From The Jesus Chronicles.
The city of Jerusalem was an oddity. It was never a place of commerce because it resided in the hills some distance from the sea and the adjacent land routes. It was a city that evolved for one purpose – to be the center of worship of the one invisible god, a concept every other tribe and nation could not absorb. Their gods had shape and form, whether human or animal. Their gods traveled about with them, whereas the god of the Jews was omnipresent. Yet he received supreme worship in this city.
So the city, under normal circumstances, was a modest municipality of 20 to 30 thousand people. The population would swell periodically to hundreds of thousands because of the few festivals the Jews celebrated. The people who came and went left behind the small remnant, most of whom were the laborers. Neither slave nor serf, they swept the streets, they manned the stalls and cafes, they built and repaired the magnificent structures.
Thus it was that Naomi and Samuel existed amongst the city and the vast majority who labored year to year. They migrated to the city at the time of Herod. Samuel trimmed and fitted the stones that made up a part of the Temple. They had a small apartment which became a home for them and their four children. Two would perish from disease. The other two wanted nothing to do with Jerusalem. The two boys worked hard, earned a meager sum, and purchased fares to distant ports, never to be heard from again.
This left the two aging parents facing the daunting prospect of poverty in their old age. As Samuel aged, he was less able to do the dangerous and hard labor of masonry. Fortunately, due to his familiarity with those in the Temple, he found work as a handyman. But this was usually uncertain work and seasonal. Everyone needed a carpenter for the feasts. But the rest of the year?
Together Samuel and Naomi melted into the sea of anonymity, lost amongst thousands more who labored and suffered as they. In their aging, they would encounter increasing poverty and hunger. Samuel was always too proud to beg. And Naomi and Samuel held this bond that any married couple would have cherished. They were not alone for they had friends who suffered alongside them.
Samuel was the first to die, his heart simply stopped. Naomi was now utterly alone. In the years that followed, she managed to maintain work as a cook for one of the wealthy families in Jerusalem. She went about her duties faithfully, keeping her hand busy and grateful she had the gift of food from her employer’s table. That sustained her for a few years before her employer died. The household management revolved to the son. He as not pleased how his father had squandered his wealth on old servants who appeared to do little. Naomi was escorted out of the house.

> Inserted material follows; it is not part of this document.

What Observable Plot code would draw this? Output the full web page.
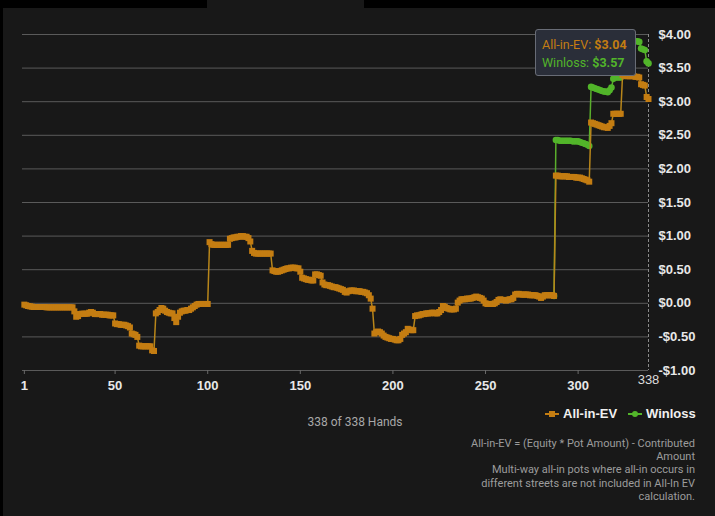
<!DOCTYPE html>
<html>
<head>
<meta charset="utf-8">
<script src="https://cdn.jsdelivr.net/npm/d3@7"></script>
<script src="https://cdn.jsdelivr.net/npm/@observablehq/plot@0.6"></script>
<style>
  html, body { margin: 0; padding: 0; background: #181818; }
  #wrap { position: relative; width: 715px; height: 516px; overflow: hidden; background: #181818; font-family: "Liberation Sans", Arial, sans-serif; }
  .blk { position: absolute; background: #000; }
  #chart { position: absolute; left: 0; top: 0; }
  #tip { position: absolute; left: 535px; top: 29px; width: 99px; height: 45px; background: #2a2e39; border: 1px solid #686c76; border-radius: 3px; font-family: Roboto, "Liberation Sans", sans-serif; font-size: 12.5px; box-sizing: content-box; }
  #tip div { position: absolute; left: 6px; white-space: nowrap; }
  #legend { position: absolute; top: 406px; left: 540px; height: 16px; font-size: 13px; font-weight: bold; color: #f0f0f0; white-space: nowrap; }
  .li { position: absolute; top: 0; line-height: 16px; }
  .mk { position: absolute; top: 0; width: 14px; height: 16px; }
  #hands { position: absolute; top: 414px; left: 255px; width: 200px; text-align: center; font-family: Roboto, "Liberation Sans", sans-serif; font-size: 12px; color: #a8a8a8; line-height: 16px; }
  #note { position: absolute; top: 437px; right: 20px; text-align: right; font-family: Roboto, "Liberation Sans", sans-serif; font-size: 11px; color: #9c9c9c; line-height: 13.2px; white-space: nowrap; }
</style>
</head>
<body>
<div id="wrap">
  <div id="chart"></div>
  <div class="blk" style="left:0;top:0;width:207px;height:8px"></div>
  <div class="blk" style="left:364px;top:0;width:351px;height:8px"></div>
  <div class="blk" style="left:0;top:0;width:3px;height:516px"></div>
  <div id="tip"></div>
  <div id="legend"></div>
  <div id="hands"></div>
  <div id="note"></div>
</div>
<script>
// ---- data ----
const seriesNames = ["All-in-EV", "Winloss"];
const seriesColors = ["#c47d12", "#52b52a"];
const totalHands = 338;

// All-in-EV cumulative value per hand (hands 1..338)
const allInEV = [
  -0.02,-0.03,-0.04,-0.045,-0.05,-0.055,-0.055,-0.055,-0.055,-0.055,
  -0.055,-0.055,-0.06,-0.06,-0.06,-0.06,-0.06,-0.06,-0.06,-0.06,
  -0.06,-0.06,-0.06,-0.06,-0.06,-0.06,-0.06,-0.12,-0.20,-0.19,
  -0.16,-0.155,-0.155,-0.155,-0.155,-0.14,-0.13,-0.14,-0.16,-0.16,
  -0.16,-0.16,-0.17,-0.17,-0.17,-0.17,-0.18,-0.18,-0.18,-0.30,
  -0.31,-0.31,-0.32,-0.32,-0.32,-0.33,-0.34,-0.36,-0.45,-0.46,
  -0.47,-0.50,-0.63,-0.64,-0.64,-0.64,-0.64,-0.64,-0.64,-0.70,
  -0.71,-0.15,-0.13,-0.10,-0.07,-0.08,-0.11,-0.13,-0.14,-0.15,
  -0.15,-0.22,-0.28,-0.20,-0.14,-0.12,-0.11,-0.11,-0.10,-0.10,
  -0.08,-0.06,-0.04,-0.02,-0.01,-0.01,-0.01,-0.01,-0.01,-0.01,
  0.91,0.88,0.87,0.87,0.87,0.87,0.87,0.87,0.87,0.87,
  0.87,0.96,0.97,0.98,0.98,0.99,0.99,1.00,1.00,0.99,
  0.99,0.97,0.92,0.78,0.75,0.74,0.74,0.74,0.74,0.74,
  0.74,0.74,0.74,0.74,0.49,0.48,0.47,0.47,0.48,0.49,
  0.50,0.51,0.52,0.52,0.53,0.53,0.53,0.52,0.52,0.47,
  0.38,0.37,0.36,0.35,0.35,0.34,0.34,0.43,0.43,0.42,
  0.41,0.31,0.28,0.27,0.27,0.26,0.25,0.24,0.24,0.23,
  0.22,0.21,0.20,0.17,0.16,0.18,0.19,0.19,0.19,0.18,
  0.18,0.18,0.17,0.17,0.16,0.15,0.12,0.07,-0.08,-0.45,
  -0.43,-0.42,-0.43,-0.45,-0.48,-0.50,-0.51,-0.52,-0.53,-0.53,
  -0.54,-0.55,-0.55,-0.53,-0.47,-0.45,-0.43,-0.38,-0.39,-0.40,
  -0.40,-0.19,-0.18,-0.18,-0.17,-0.16,-0.16,-0.15,-0.15,-0.15,
  -0.14,-0.14,-0.15,-0.15,-0.13,-0.10,-0.04,-0.05,-0.07,-0.08,
  -0.09,-0.09,-0.09,-0.08,0.01,0.04,0.06,0.06,0.06,0.07,
  0.07,0.07,0.08,0.09,0.10,0.09,0.08,0.07,0.04,0.00,
  -0.01,-0.01,-0.01,-0.01,0.00,0.02,0.05,0.06,0.05,0.05,
  0.04,0.05,0.06,0.06,0.08,0.13,0.14,0.14,0.13,0.13,
  0.13,0.13,0.13,0.12,0.12,0.12,0.12,0.11,0.10,0.08,
  0.10,0.12,0.12,0.12,0.12,0.12,0.11,1.90,1.90,1.89,
  1.89,1.89,1.89,1.89,1.88,1.88,1.88,1.88,1.87,1.87,
  1.87,1.86,1.85,1.84,1.83,1.81,2.69,2.68,2.67,2.66,
  2.65,2.64,2.63,2.62,2.62,2.61,2.64,2.68,2.82,2.82,
  2.82,2.82,2.82,3.40,3.39,3.38,3.38,3.38,3.38,3.38,
  3.37,3.37,3.36,3.26,3.25,3.24,3.07,3.04
];

// Winloss per hand where it differs from All-in-EV (hands 287..338)
const winlossStart = 287;
const winloss = [
  0.11,2.43,2.43,2.42,
  2.42,2.42,2.42,2.42,2.42,2.42,2.41,2.41,2.41,2.41,
  2.40,2.39,2.38,2.37,2.36,2.34,3.22,3.21,3.20,3.19,
  3.18,3.17,3.16,3.15,3.15,3.14,3.17,3.21,3.34,3.36,
  3.36,3.36,3.36,3.93,3.92,3.92,3.92,3.91,3.91,3.91,
  3.90,3.90,3.89,3.79,3.78,3.77,3.60,3.57
];

const xTicks = [1, 50, 100, 150, 200, 250, 300];
const yTicks = [-1, -0.5, 0, 0.5, 1, 1.5, 2, 2.5, 3, 3.5, 4];
const tooltipValues = [3.04, 3.57];
const footnoteLines = [
  "All-in-EV = (Equity * Pot Amount) - Contributed",
  "Amount",
  "Multi-way all-in pots where all-in occurs in",
  "different streets are not included in All-In EV",
  "calculation."
];

// ---- chart ----
const evData = allInEV.map((v, i) => ({hand: i + 1, v}));
const wlData = winloss.map((v, i) => ({hand: winlossStart + i, v}));
const money = d => (d < 0 ? "-" : "") + "$" + Math.abs(d).toFixed(2);

const chart = Plot.plot({
  width: 715,
  height: 400,
  marginTop: 34,
  marginBottom: 30,
  marginLeft: 22,
  marginRight: 67,
  style: {background: "transparent", color: "#e8e8e8", fontFamily: "'Liberation Sans', Arial, sans-serif", fontSize: "13px", fontWeight: "bold", overflow: "visible"},
  x: {domain: [0, totalHands]},
  y: {domain: [-1, 4]},
  marks: [
    Plot.gridY(yTicks, {stroke: "#5a5a5a", strokeOpacity: 1, strokeWidth: 1}),
    Plot.ruleX([totalHands], {stroke: "#8a8a8a", strokeDasharray: "3,2", strokeWidth: 1}),
    Plot.axisY(yTicks, {anchor: "right", tickSize: 0, tickPadding: 10, tickFormat: money, fill: "#e8e8e8", label: null}),
    Plot.axisX(xTicks, {anchor: "bottom", tickSize: 4, tickPadding: 6, stroke: "#6a6a6a", fill: "#e8e8e8", label: null, tickFormat: d => String(d)}),
    Plot.line(wlData, {x: "hand", y: "v", stroke: "#5aae2c", strokeWidth: 1.5}),
    Plot.dot(wlData, {x: "hand", y: "v", r: 3.3, fill: seriesColors[1], stroke: "none"}),
    Plot.line(evData, {x: "hand", y: "v", stroke: "#b8861a", strokeWidth: 1.5}),
    Plot.dot(evData, {x: "hand", y: "v", symbol: "square", r: 3.4, fill: seriesColors[0], stroke: "none"}),
    Plot.text([totalHands], {x: d => d, frameAnchor: "bottom", dy: 13, text: d => String(d), fill: "#dcdcdc", fontWeight: "normal", fontSize: 13})
  ]
});
document.getElementById("chart").appendChild(chart);

// tooltip
const tip = document.getElementById("tip");
seriesNames.forEach((name, i) => {
  const div = document.createElement("div");
  div.style.top = (i === 0 ? 7 : 25) + "px";
  div.style.color = seriesColors[i];
  div.innerHTML = name + ": <b>" + money(tooltipValues[i]) + "</b>";
  tip.appendChild(div);
});

// legend
const legend = document.getElementById("legend");
const legendPos = [[5, 23], [88, 106]];
seriesNames.forEach((name, i) => {
  const mk = document.createElementNS("http://www.w3.org/2000/svg", "svg");
  mk.setAttribute("class", "mk");
  mk.setAttribute("width", 14); mk.setAttribute("height", 16);
  mk.style.left = legendPos[i][0] + "px";
  mk.innerHTML = `<line x1="0" x2="14" y1="8" y2="8" stroke="${seriesColors[i]}" stroke-width="2"/>` +
    (i === 0 ? `<rect x="4" y="5" width="6" height="6" fill="${seriesColors[i]}"/>` : `<circle cx="7" cy="8" r="3" fill="${seriesColors[i]}"/>`);
  legend.appendChild(mk);
  const t = document.createElement("div");
  t.className = "li";
  t.style.left = legendPos[i][1] + "px";
  t.textContent = name;
  legend.appendChild(t);
});

document.getElementById("hands").textContent = `${allInEV.length} of ${totalHands} Hands`;
document.getElementById("note").innerHTML = footnoteLines.map(s => `<div>${s}</div>`).join("");
</script>
</body>
</html>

Her friends grieved alongside her. She was soon recommended to another. But her work in the kitchen was not as reliable. Her meager collection of coins became fewer still.
With more time on her hands, Naomi went to a place where she could remember Samuel. Samuel was buried outside the city in a grave with a very modest marker. But Naomi did not go there. Samuel was not there. No, he was here! As she entered the Temple gates she beheld the stones on the pavement, the walls, columns and cornices. Here Samuel lived! She enjoyed the shade and would sit in the Court of the Women, worshiping God. Curious thing was though penniless, she never begged. Women would , for some reason, slip a coin into her hand. She would smile and thank them, “May God bless you.”
Naomi spent the last four years of her life in a God-provided routine of odd jobs, worship at the Temple, and recipient of charity. She would sometimes humorlessly quip she was living too long. She was finding it harder to ascend the steps to the Temple gate, whispering to herself the Psalms of Ascension. This particular day, she almost collapsed onto her accustomed bench. She remained there for much of the day, sleeping with her head against a column. She was so hungry when she awoke.
“Where has the day gone?,” she asked herself.
She looked about her. The place was still filled with women because it was the week of Passover. She saw two copper coins in her basket. She placed them in a small leather bag. She arose and made her way to the Court of the Gentiles, alongside of which was a small building called the Treasury. She walked over to the slot in the Treasury wall. Putting her hand about the coins, she closed her eyes, said a prayer, and placed both of them in the door slot. She slipped away through the Temple gate, surrounded in the crowd, returning to the city, to her tiny apartment, one amongst thousands.